The Lincoln Project scored a crucial, previously unreported victory in the 2020 election: Cofounder John Weaver, the notorious sex pest who resigned from the group in disgrace earlier this year, was released from a federal tax lien totaling more than $300,000.
According to court records filed on Election Day (Nov. 3, 2020) in Travis County, Texas, the IRS released Weaver from a $313,656 tax lien against his residence in Austin. The lien was filed in response to unpaid taxes dating back to 2011. The release indicates that Weaver finally paid his taxes in full.
Weaver was not alone in using the money he earned from the Lincoln Project, which raked in nearly $100 million from liberal donors and dark money groups in 2020, to settle a massive tax debt. As the Washington Free Beacon reported last week, Lincoln Project cofounder Rick Wilson was released in April from a $389,420 tax lien against his residence in Tallahassee, Fla.
On Feb. 5, days after the New York Times published a report on Weaver's extensive history of sexually inappropriate behavior with young men, including at least one 14-year-old boy, Wilson paid off his $200,000 mortgage 16 years ahead of schedule.
The Times would go on to expose the Lincoln Project's unusually secretive financial practices, which helped conceal the extent to which the group's founders exploited its donors to enrich themselves. Their ability to pay off these six-figure debts so quickly suggests they were exorbitantly compensated, especially considering the Lincoln Project's dismal record in key 2020 races.
In fact, Weaver's tax settlement was one of the Lincoln Project's most impressive achievements on Election Day. The super PAC spent almost $12 million in support of Democratic candidates in seven Senate races in 2020 and routinely bragged about the group's ability to influence the electorate. Democrats went 0-7 in the races.
In the months since the election, Weaver was exposed as a sex pest and the remaining Lincoln Project cofounders faced accusations of knowingly abetting his behavior.

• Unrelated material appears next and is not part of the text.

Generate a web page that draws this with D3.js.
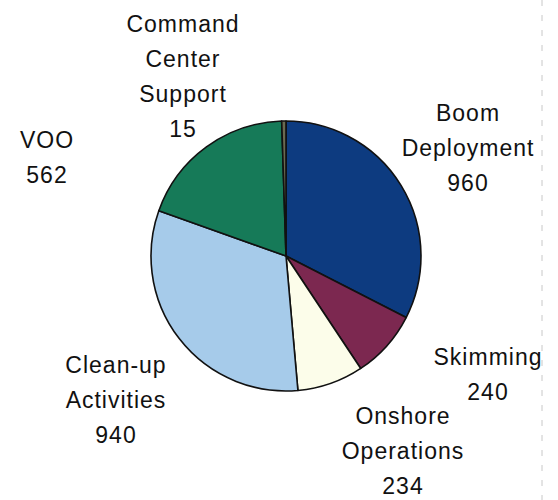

Cofounder George Conway and other former members of the organization have called for it to be disbanded.
"[The Lincoln Project] should shut down, absent full disclosure of its finances," Conway tweeted in response to the Times story on the group's shady financial practices. "As this detailed story shows, there's simply too much money that hasn't been accounted for, and, I fear, never will be."
The Lincoln Project's remaining executives would like to keep it that way. The group published a "stewardship report" with the stated purpose of explaining how the Lincoln Project spent donor money during the election, but critics dismissed it as laughably vague.
Additionally, the Lincoln Project hired the law firm Paul Hastings to conduct a "comprehensive review" of the organization's "operations and culture," specifically regarding its handling of the Weaver scandal. The firm's credibility was significantly undermined, however, by the fact that several of its senior partners donated to the Lincoln Project.